Forward-looking statements are predictions, projections and other statements about future events that are based on current expectations
and assumptions and, as a result, are subject to risks and uncertainties. Many factors could cause actual future events to differ
materially from the forward-looking statements in this document, including but not limited to: (i) the risk that the transaction
may not be completed in a timely manner or at all, which may adversely affect the price of Social Capital Hedosophia’s securities,
(ii) the risk that the transaction may not be completed by Social Capital Hedosophia’s business combination deadline and
the potential failure to obtain an extension of the business combination deadline if sought by Social Capital Hedosophia, (iii)
the failure to satisfy the conditions to the consummation of the transaction, including the adoption of the Agreement and Plan
of Merger, by and between Social Capital Hedosophia, Plutus Merger Sub Inc. and Social Finance, Inc., dated as of January 7, 2021
(the “Merger Agreement”) by the shareholders of Social Capital Hedosophia, the satisfaction of the minimum
trust account amount following redemptions by Social Capital Hedosophia’s public shareholders and the receipt of certain
governmental and regulatory approvals, (iv) the lack of a third party valuation in determining whether or not to pursue the proposed
transaction, (v) the inability to complete the investments described above, (vi) the occurrence of any event, change or other
circumstance that could give rise to the termination of the Merger Agreement, (vii) the effect of the announcement or pendency
of the transaction on SoFi’s business relationships, operating results, and business generally, (viii) risks that the proposed
transaction disrupts current plans and operations of SoFi and potential difficulties in SoFi employee retention as a result of
the transaction, (ix) the outcome of any legal proceedings that may be instituted against SoFi or against Social Capital Hedosophia
related to the Merger Agreement or the proposed transaction, (x) the ability to maintain the listing of Social Capital Hedosophia’s
securities on a national securities exchange, (xi) the price of Social Capital Hedosophia’s securities may be volatile due
to a variety of factors, including changes in the competitive and highly regulated industries in which Social Capital Hedosophia
plans to operate or SoFi operates, variations in operating performance across competitors, changes in laws and regulations affecting
Social Capital Hedosophia’s or SoFi’s business and changes in the combined capital structure, (xii) the ability to
implement business plans, forecasts, and other expectations after the completion of the proposed transaction, and identify and
realize additional opportunities, and (xiii) the risk of downturns and a changing regulatory landscape in the highly competitive
industry.
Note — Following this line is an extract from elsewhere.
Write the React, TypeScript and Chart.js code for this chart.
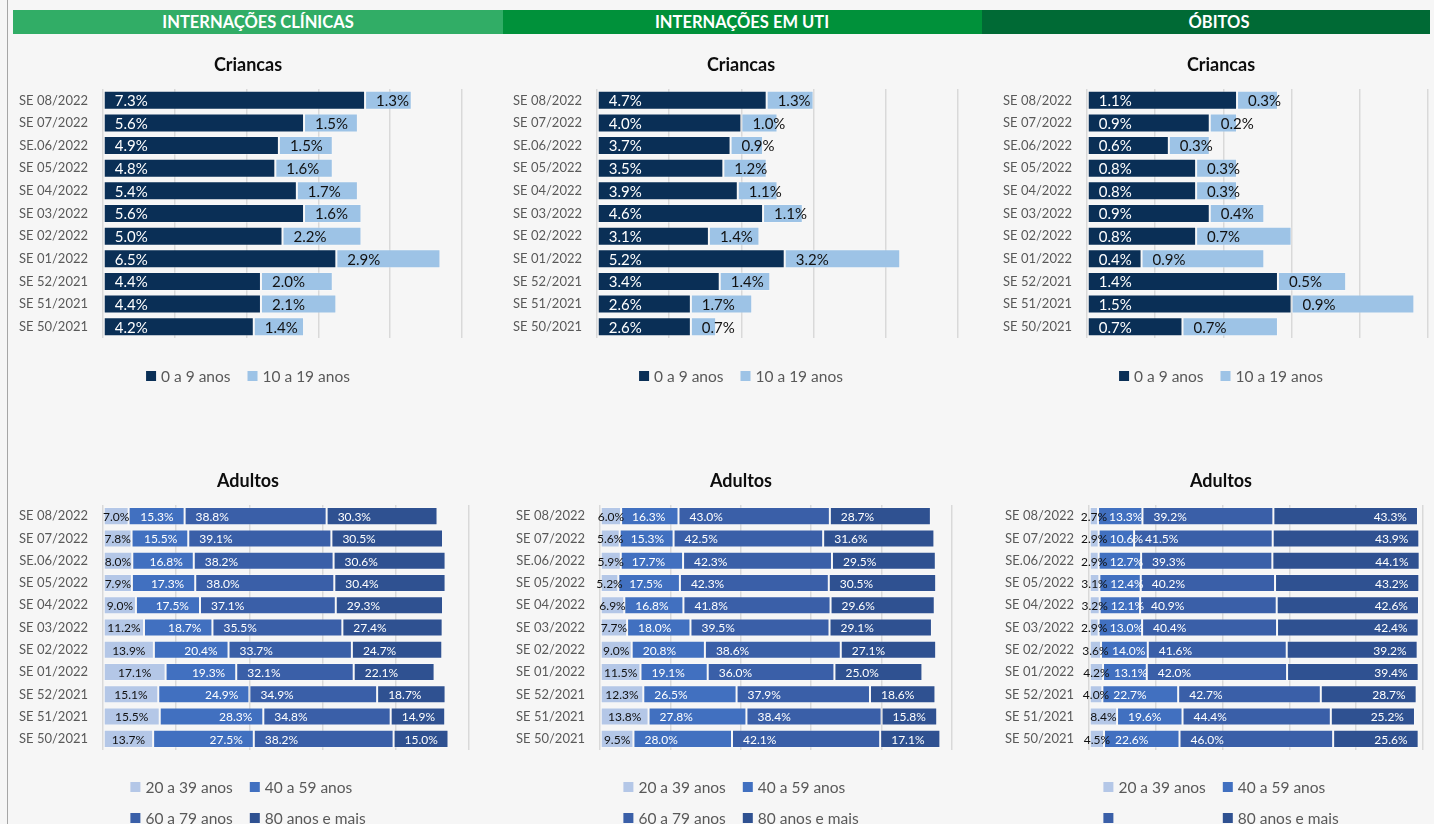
import React, { useEffect, useRef } from 'react';
import { Chart, registerables } from 'chart.js';
Chart.register(...registerables);

const categories = ['SE 08/2022', 'SE 07/2022', 'SE.06/2022', 'SE 05/2022', 'SE 04/2022', 'SE 03/2022', 'SE 02/2022', 'SE 01/2022', 'SE 52/2021', 'SE 51/2021', 'SE 50/2021'];

const kidLabels = ['0 a 9 anos', '10 a 19 anos'];
const adultLabels = ['20 a 39 anos', '40 a 59 anos', '60 a 79 anos', '80 anos e mais'];

// Crianças
const clinKids0to9 = [7.3, 5.6, 4.9, 4.8, 5.4, 5.6, 5.0, 6.5, 4.4, 4.4, 4.2];
const clinKids10to19 = [1.3, 1.5, 1.5, 1.6, 1.7, 1.6, 2.2, 2.9, 2.0, 2.1, 1.4];
const utiKids0to9 = [4.7, 4.0, 3.7, 3.5, 3.9, 4.6, 3.1, 5.2, 3.4, 2.6, 2.6];
const utiKids10to19 = [1.3, 1.0, 0.9, 1.2, 1.1, 1.1, 1.4, 3.2, 1.4, 1.7, 0.7];
const obitKids0to9 = [1.1, 0.9, 0.6, 0.8, 0.8, 0.9, 0.8, 0.4, 1.4, 1.5, 0.7];
const obitKids10to19 = [0.3, 0.2, 0.3, 0.3, 0.3, 0.4, 0.7, 0.9, 0.5, 0.9, 0.7];

// Adultos
const clin20to39 = [7.0, 7.8, 8.0, 7.9, 9.0, 11.2, 13.9, 17.1, 15.1, 15.5, 13.7];
const clin40to59 = [15.3, 15.5, 16.8, 17.3, 17.5, 18.7, 20.4, 19.3, 24.9, 28.3, 27.5];
const clin60to79 = [38.8, 39.1, 38.2, 38.0, 37.1, 35.5, 33.7, 32.1, 34.9, 34.8, 38.2];
const clin80plus = [30.3, 30.5, 30.6, 30.4, 29.3, 27.4, 24.7, 22.1, 18.7, 14.9, 15.0];

const uti20to39 = [6.0, 5.6, 5.9, 5.2, 6.9, 7.7, 9.0, 11.5, 12.3, 13.8, 9.5];
const uti40to59 = [16.3, 15.3, 17.7, 17.5, 16.8, 18.0, 20.8, 19.1, 26.5, 27.8, 28.0];
const uti60to79 = [43.0, 42.5, 42.3, 42.3, 41.8, 39.5, 38.6, 36.0, 37.9, 38.4, 42.1];
const uti80plus = [28.7, 31.6, 29.5, 30.5, 29.6, 29.1, 27.1, 25.0, 18.6, 15.8, 17.1];

const obit20to39 = [2.7, 2.9, 2.9, 3.1, 3.2, 2.9, 3.6, 4.2, 4.0, 8.4, 4.5];
const obit40to59 = [13.3, 10.6, 12.7, 12.4, 12.1, 13.0, 14.0, 13.1, 22.7, 19.6, 22.6];
const obit60to79 = [39.2, 41.5, 39.3, 40.2, 40.9, 40.4, 41.6, 42.0, 42.7, 44.4, 46.0];
const obit80plus = [43.3, 43.9, 44.1, 43.2, 42.6, 42.4, 39.2, 39.4, 28.7, 25.2, 25.6];

const headers = ['INTERNAÇÕES CLÍNICAS', 'INTERNAÇÕES EM UTI', 'ÓBITOS'];

const KID_COLORS = ['#0a2f56', '#9dc3e6'];
const KID_TEXT = ['#ffffff', '#111111'];
const ADULT_COLORS = ['#b4c7e7', '#4170c0', '#3a5fa8', '#2f5191'];
const ADULT_TEXT = ['#111111', '#ffffff', '#ffffff', '#ffffff'];

const FONT = 'Lato, Carlito, "Open Sans", sans-serif';

const valueLabels = {
  id: 'valueLabels',
  afterDatasetsDraw(chart: any, _args: any, opts: any) {
    const ctx = chart.ctx;
    ctx.save();
    ctx.font = `${opts.size}px ${FONT}`;
    ctx.textBaseline = 'middle';
    chart.data.datasets.forEach((ds: any, di: number) => {
      const meta = chart.getDatasetMeta(di);
      const align = opts.align[di];
      ctx.fillStyle = opts.colors[di];
      meta.data.forEach((bar: any, i: number) => {
        const v = ds.data[i];
        const p = bar.getProps(['x', 'y', 'base'], true);
        const text = v.toFixed(1) + '%';
        let tx = 0;
        if (align === 'center') { tx = (p.x + p.base) / 2; ctx.textAlign = 'center'; }
        else if (align === 'start') { tx = p.base + opts.offset; ctx.textAlign = 'left'; }
        else { tx = p.x - opts.offset; ctx.textAlign = 'right'; }
        ctx.fillText(text, tx, p.y + 1);
      });
    });
    ctx.restore();
  },
};

const panelDeco = {
  id: 'panelDeco',
  afterDraw(chart: any, _args: any, opts: any) {
    const ctx = chart.ctx;
    const cx = opts.cx;
    ctx.save();
    ctx.fillStyle = '#0d0d0d';
    ctx.font = `bold ${opts.titleSize}px ${FONT}`;
    ctx.textAlign = 'center';
    ctx.textBaseline = 'middle';
    ctx.fillText(opts.title, cx, opts.titleY);

    ctx.font = `${opts.legendSize}px ${FONT}`;
    ctx.textAlign = 'left';
    const ds = chart.data.datasets;
    const texts: string[] = opts.legendTexts || ds.map((d: any) => d.label);
    const rows: number[][] = opts.rows;
    const box = opts.box;
    const gap = opts.textGap;
    const nCols = Math.max(...rows.map((r) => r.length));
    const colW: number[] = [];
    for (let c = 0; c < nCols; c++) {
      let m = 0;
      rows.forEach((r) => {
        if (r[c] !== undefined) {
          const t = texts[r[c]] || '';
          m = Math.max(m, box + gap + ctx.measureText(t).width);
        }
      });
      colW.push(m);
    }
    const total = colW.reduce((a, b) => a + b, 0) + (nCols - 1) * opts.itemGap;
    const start = cx - total / 2;
    rows.forEach((r, ri) => {
      const y = opts.legendY[ri];
      let x = start;
      r.forEach((idx, c) => {
        ctx.fillStyle = ds[idx].backgroundColor;
        ctx.fillRect(x, y - box / 2, box, box);
        ctx.fillStyle = '#595959';
        ctx.fillText(texts[idx] || '', x + box + gap, y + 1);
        x += colW[c] + opts.itemGap;
      });
    });
    ctx.restore();
  },
};

type Panel = {
  x: number; y: number; w: number; h: number; cx: number;
  yW: number; padT: number; padR: number; padB: number;
  max: number; step: number; barPct: number;
  title: string; titleY: number; legendY: number[]; rows: number[][];
  series: number[][]; labels: string[]; colors: string[]; textColors: string[];
  align: string[]; labelSize: number; legendTexts?: string[];
};

function ChartPanel({ p }: { p: Panel }) {
  const ref = useRef<HTMLCanvasElement>(null);
  useEffect(() => {
    const chart = new Chart(ref.current as HTMLCanvasElement, {
      type: 'bar',
      data: {
        labels: categories,
        datasets: p.series.map((s, i) => ({
          label: p.labels[i],
          data: s,
          backgroundColor: p.colors[i],
          borderColor: 'rgba(255,255,255,0.25)',
          borderWidth: 1,
          borderSkipped: false,
          categoryPercentage: 1,
          barPercentage: p.barPct,
        })),
      },
      options: {
        indexAxis: 'y',
        responsive: false,
        maintainAspectRatio: false,
        animation: false,
        layout: { padding: { left: 0, top: p.padT, right: p.padR, bottom: p.padB } },
        scales: {
          x: {
            stacked: true,
            min: 0,
            max: p.max,
            ticks: { display: false, stepSize: p.step },
            grid: { color: '#d9d9d9', lineWidth: 1.5, drawTicks: false },
            border: { display: false },
            afterFit: (s: any) => { s.height = 0; },
          },
          y: {
            stacked: true,
            grid: { display: false, drawTicks: false },
            border: { display: false },
            ticks: { color: '#595959', padding: 15, font: { size: 13, family: FONT } },
            afterFit: (s: any) => { s.width = p.yW; },
          },
        },
        plugins: {
          legend: { display: false },
          title: { display: false },
          tooltip: { enabled: false },
          valueLabels: { size: p.labelSize, align: p.align, colors: p.textColors, offset: 11 },
          panelDeco: {
            cx: p.cx, title: p.title, titleY: p.titleY, titleSize: 18,
            legendY: p.legendY, rows: p.rows, legendSize: 15.5, box: 10, textGap: 5, itemGap: 17,
            legendTexts: p.legendTexts,
          },
        } as any,
      },
      plugins: [valueLabels as any, panelDeco as any],
    });
    return () => chart.destroy();
  }, []);
  return (
    <canvas
      ref={ref}
      width={p.w}
      height={p.h}
      style={{ position: 'absolute', left: p.x, top: p.y, width: p.w, height: p.h }}
    />
  );
}

const cols = [
  { x: 13, w: 470, cx: 235 },
  { x: 497, w: 484, cx: 244 },
  { x: 985, w: 449, cx: 236 },
];

const topCommon = { y: 40, h: 370, padT: 49, padB: 72, titleY: 25, legendY: [336], rows: [[0, 1]], barPct: 0.84, title: 'Criancas', labels: kidLabels, colors: KID_COLORS, textColors: KID_TEXT, align: ['start', 'start'], labelSize: 15 };
const botCommon = { y: 455, h: 369, padT: 50, padB: 74, titleY: 26, legendY: [332, 363], rows: [[0, 1], [2, 3]], barPct: 0.81, title: 'Adultos', labels: adultLabels, colors: ADULT_COLORS, textColors: ADULT_TEXT, labelSize: 12, max: 100, step: 20 };

const panels: Panel[] = [
  { ...topCommon, ...cols[0], yW: 90, padR: 21, max: 10, step: 2, series: [clinKids0to9, clinKids10to19] },
  { ...topCommon, ...cols[1], yW: 100, padR: 23, max: 10, step: 2, series: [utiKids0to9, utiKids10to19] },
  { ...topCommon, ...cols[2], yW: 102, padR: 6, max: 2.5, step: 0.5, series: [obitKids0to9, obitKids10to19] },
  { ...botCommon, ...cols[0], yW: 90, padR: 14, align: ['center', 'end', 'start', 'start'], series: [clin20to39, clin40to59, clin60to79, clin80plus] },
  { ...botCommon, ...cols[1], yW: 103, padR: 29, align: ['center', 'start', 'start', 'start'], series: [uti20to39, uti40to59, uti60to79, uti80plus] },
  { ...botCommon, ...cols[2], yW: 104, padR: 11, align: ['center', 'start', 'start', 'end'], series: [obit20to39, obit40to59, obit60to79, obit80plus], legendTexts: ['20 a 39 anos', '40 a 59 anos', '', '80 anos e mais'] },
];

const headerBoxes = [
  { left: 13, width: 490, bg: '#31ad66', center: 258 },
  { left: 503, width: 479, bg: '#00913a', center: 742 },
  { left: 982, width: 448, bg: '#006a35', center: 1219 },
];

export default function App() {
  return (
    <div style={{ position: 'fixed', left: 0, top: 0, width: 1434, height: 824, background: '#f6f6f6', overflow: 'hidden', fontFamily: FONT }}>
      <div style={{ position: 'absolute', left: 7, top: 0, width: 1, height: 824, background: '#a6a6a6' }} />
      {headerBoxes.map((h, i) => (
        <div key={'h' + i} style={{ position: 'absolute', left: h.left, top: 10, width: h.width, height: 24, background: h.bg }} />
      ))}
      {headerBoxes.map((h, i) => (
        <div key={'t' + i} style={{ position: 'absolute', left: h.center - 200, top: 10, width: 400, height: 24, lineHeight: '24px', textAlign: 'center', color: '#ffffff', fontWeight: 700, fontSize: 16.5 }}>
          {headers[i]}
        </div>
      ))}
      {panels.map((p, i) => (
        <ChartPanel key={i} p={p} />
      ))}
    </div>
  );
}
The foregoing list of factors is not exhaustive. You should carefully consider the foregoing factors and the other risks
and uncertainties described in the “Risk Factors” section of Social Capital Hedosophia’s registration on Form
S-1 (File Nos. 333-248915 and 333-249396), the registration statement on Form S-4 discussed above and other documents filed by
Social Capital Hedosophia from time to time with the SEC. These filings identify and address other important risks and uncertainties
that could cause actual events and results to differ materially from those contained in the forward-looking statements. Forward-looking
statements speak only as of the date they are made. Readers are cautioned not to put undue reliance on forward-looking statements,
and SoFi and Social Capital Hedosophia assume no obligation and do not intend to update or revise these forward-looking statements,
whether as a result of new information, future events, or otherwise. Neither SoFi nor Social Capital Hedosophia gives any assurance
that either SoFi or Social Capital Hedosophia, or the combined company, will achieve its expectations.